Slick Willy C only has the one homer on the year, belted in Cleveland last Tuesday. His slugging is down 57 points from last year, which will probably happen when you only have one homer, even though his batting average and on-base are almost identical to his breakout 2017. Contreras does have eight doubles in 19 games, which would see him end up with somewhere over 40 doubles over a whole year. You’d certainly buy that for a dollar. But why can’t Willy send balls beyond the wall so far?

Well let’s clear one thing out of the way: the Cubs have played in mostly abhorrent weather which hasn’t been conducive to loud noise from the bat. Still, that hasn’t stopped Báez or Schwarber, so there’s got to be more to it.

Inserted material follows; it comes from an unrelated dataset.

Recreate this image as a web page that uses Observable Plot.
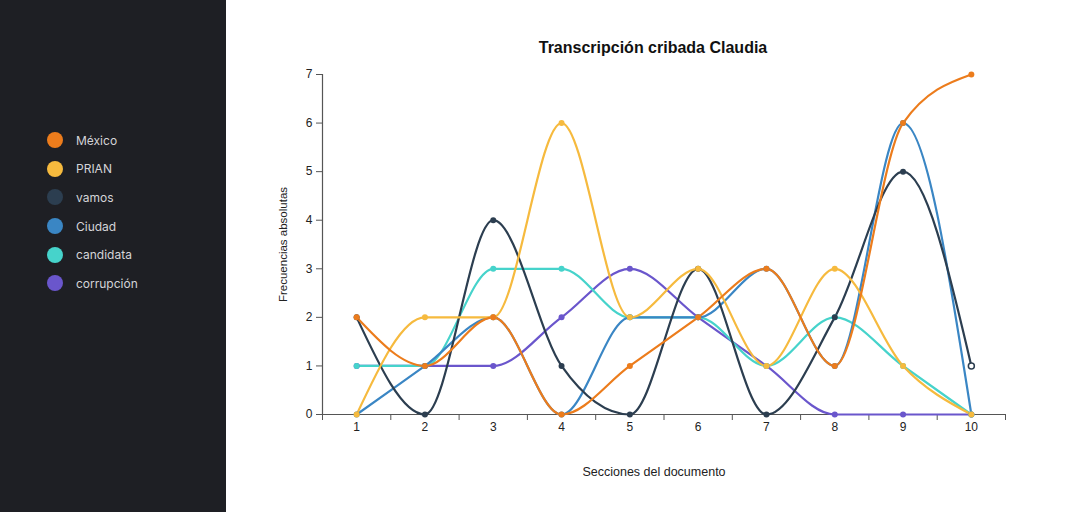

Contreras has caught onto baseball’s fashion sense as it were, as he’s upped the number of flies he’s hit so far, to 41 percent from 29.3 last year. Nothing wrong with that. The problems begin when you see he’s got a heretical 4% HR/FB rate. That simply can’t last due to the rules of the universe, and if it does I look forward to Willson challenging the baseball gods to a fistfight after the season. And winning. So that will go up.

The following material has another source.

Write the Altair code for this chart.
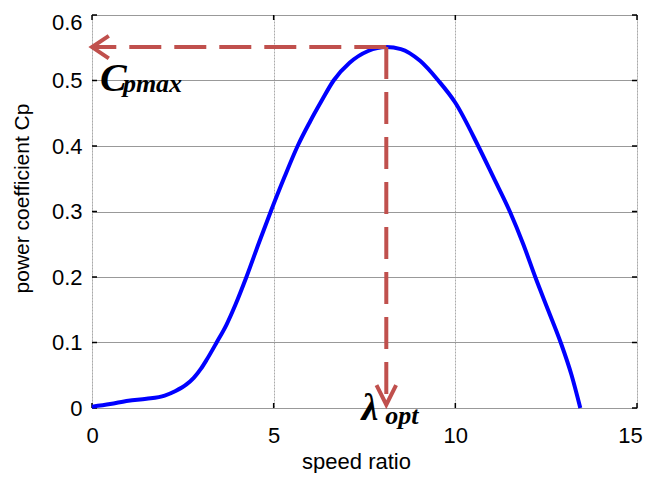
import altair as alt
import pandas as pd

# Curve
speed_ratio = [0.0, 0.5, 1.0, 1.5, 2.0, 2.3, 2.6, 2.8, 3.0, 3.16, 3.43, 3.7, 3.95, 4.25, 4.6, 4.92,
               5.3, 5.66, 6.0, 6.3, 6.65, 7.09, 7.6, 8.1, 8.5, 9.03, 9.53, 10.0, 10.63,
               11.05, 11.5, 11.87, 12.2, 12.55, 12.9, 13.2, 13.44]
cp = [0.002, 0.006, 0.011, 0.014, 0.019, 0.026, 0.036, 0.046, 0.06, 0.074, 0.1, 0.127, 0.158,
      0.2, 0.253, 0.3, 0.353, 0.4, 0.437, 0.467, 0.5, 0.527, 0.545, 0.551, 0.548, 0.53, 0.5,
      0.466, 0.4, 0.352, 0.3, 0.25, 0.2, 0.15, 0.1, 0.05, 0.0]

# Optimum point
lambda_opt = [8.1]
cp_max = [0.551]
arrow_tip_y = [0.005]

x_ticks = [0, 5, 10, 15]
y_ticks = [0, 0.1, 0.2, 0.3, 0.4, 0.5, 0.6]

# Annotation texts
ann_text = ["C", "pmax", "λ", "opt"]
ann_x = [0.22, 0.85, 7.42, 8.07]
ann_y = [0.484, 0.482, -0.018, -0.025]
ann_size = [40, 26, 38, 26]

W, H = 545, 393
RED = "#C0504D"

curve_df = pd.DataFrame({"x": speed_ratio, "y": cp})
opt_df = pd.DataFrame({"x": lambda_opt, "x0": [0.0], "y": cp_max, "y0": arrow_tip_y})
ann_df = pd.DataFrame({"t": ann_text, "x": ann_x, "y": ann_y, "s": ann_size})
xt_df = pd.DataFrame({"v": x_ticks})
yt_df = pd.DataFrame({"v": y_ticks})

xscale = alt.Scale(domain=[0, 15], nice=False, zero=False)
yscale = alt.Scale(domain=[0, 0.6], nice=False, zero=False)

xaxis = alt.Axis(values=x_ticks, title="speed ratio", grid=True, gridColor="#aaaaaa",
                 gridDash=[2, 1], gridWidth=1, domain=False, ticks=False,
                 labelFont="Liberation Sans", labelFontSize=22, labelColor="black",
                 labelPadding=17, labelFlush=False,
                 labelOffset={"condition": {"test": "datum.value >= 14.9", "value": -7}, "value": 0},
                 titleFont="Liberation Sans", titleFontSize=22, titleFontWeight="normal",
                 titleColor="black", titleX=264, titleY=60, titleAlign="center",
                 titleBaseline="alphabetic")
yaxis = alt.Axis(values=y_ticks, title="power coefficient Cp", grid=True, gridColor="#999999",
                 gridWidth=1.2, domain=False, ticks=False, format="~g",
                 labelFont="Liberation Sans", labelFontSize=22, labelColor="black",
                 labelPadding=10, labelFlush=False,
                 labelOffset={"condition": {"test": "datum.value >= 0.59", "value": 7}, "value": 0},
                 titleFont="Liberation Sans", titleFontSize=21, titleFontWeight="normal",
                 titleColor="black", titleX=-64, titleY=183, titleAlign="center",
                 titleBaseline="alphabetic", titleAngle=270)

curve = alt.Chart(curve_df).mark_line(color="#0000FF", strokeWidth=4, interpolate="monotone").encode(
    x=alt.X("x:Q", scale=xscale, axis=xaxis),
    y=alt.Y("y:Q", scale=yscale, axis=yaxis),
)

hline = alt.Chart(opt_df).mark_rule(color=RED, strokeWidth=4, strokeDash=[32, 13]).encode(
    x=alt.X("x:Q", scale=xscale), x2="x0:Q", y=alt.Y("y:Q", scale=yscale)
)
vline = alt.Chart(opt_df).mark_rule(color=RED, strokeWidth=4, strokeDash=[32, 13]).encode(
    x=alt.X("x:Q", scale=xscale), y=alt.Y("y:Q", scale=yscale), y2="y0:Q"
)
left_head = alt.Chart(opt_df).mark_point(
    shape="M1.2,-0.8L0,0L1.2,0.8", size=784, filled=False, stroke=RED, strokeWidth=4, opacity=1
).encode(x=alt.X("x0:Q", scale=xscale), y=alt.Y("y:Q", scale=yscale))
down_head = alt.Chart(opt_df).mark_point(
    shape="M-0.7,-1.4L0,0L0.7,-1.4", size=784, filled=False, stroke=RED, strokeWidth=4, opacity=1
).encode(x=alt.X("x:Q", scale=xscale), y=alt.Y("y0:Q", scale=yscale))

ann = alt.Chart(ann_df).mark_text(
    font="Liberation Serif", fontStyle="italic", fontWeight="bold", color="black",
    align="left", baseline="alphabetic"
).encode(
    x=alt.X("x:Q", scale=xscale), y=alt.Y("y:Q", scale=yscale),
    text="t:N", size=alt.Size("s:Q", scale=None, legend=None)
)

# inward ticks on all four sides
tick_style = dict(color="black", strokeWidth=1.5)
xt_bottom = alt.Chart(xt_df).mark_rule(**tick_style).encode(
    x=alt.X("v:Q", scale=xscale), y=alt.value(H), y2=alt.value(H - 5))
xt_top = alt.Chart(xt_df).mark_rule(**tick_style).encode(
    x=alt.X("v:Q", scale=xscale), y=alt.value(0), y2=alt.value(5))
yt_left = alt.Chart(yt_df).mark_rule(**tick_style).encode(
    y=alt.Y("v:Q", scale=yscale), x=alt.value(0), x2=alt.value(5))
yt_right = alt.Chart(yt_df).mark_rule(**tick_style).encode(
    y=alt.Y("v:Q", scale=yscale), x=alt.value(W), x2=alt.value(W - 5))

chart = alt.layer(
    xt_bottom, xt_top, yt_left, yt_right, curve, hline, vline, left_head, down_head, ann
).properties(
    width=W, height=H,
    autosize=alt.AutoSizeParams(type="none"),
    padding={"left": 84, "top": 7, "right": 7, "bottom": 65},
).configure_view(stroke="black", strokeWidth=2).configure(background="white")

chart.save("out.html", embed_options={"renderer": "svg", "actions": False})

However, it’s not that simple. Contreras’s hard-contact rate overall is down some six points from last year, from 35.5 percent to 29.5 this year, which isn’t where you want to be. More worryingly, on just fly-balls Willson’s hard-contact rate is just 28 percent, whereas last year it was as 49.4. So he’s getting more baseballs in the air, but far more of them are a kitten’s paw instead of a tiger’s claw (I’m a writer, don’t ya know?).

So why’s that? That’s harder to tell. Pitchers aren’t approaching Contreras radically differently than last year, though there’s been some change. He’s seeing fewer fastballs, which happens to every hitter who proves he’s a danger in the box. The amount of sliders, cutters, and curves is up as well, though only slightly. Willson murdered sliders last year, to the tune of a .551 slugging percentage. But so far this year that’s just .350. And he’s slugging .000 on curves this year… which, if I’m reading right, is not good.

Perhaps Willson is trying to lift more pitches that are breaking away from him and down, as most of the problems come from right-handed sliders. This could be what’s causing a lot of weak fly balls. Or it could be he’s too eager to go the other way. Against right-handed pitching, Contreras’s opposite-field rate is 42.1%, which is astronomical. While Willson has power the other way, that’s not how he’s going to bring the noise. That’s not even bringing home a grunt. Serving out flies to the right fielder is not what we had in mind before the season.

Once Willson finds a way to pull more balls against righties, we should see the chest-bumping, primal-screaming nutcase we’ve come to love.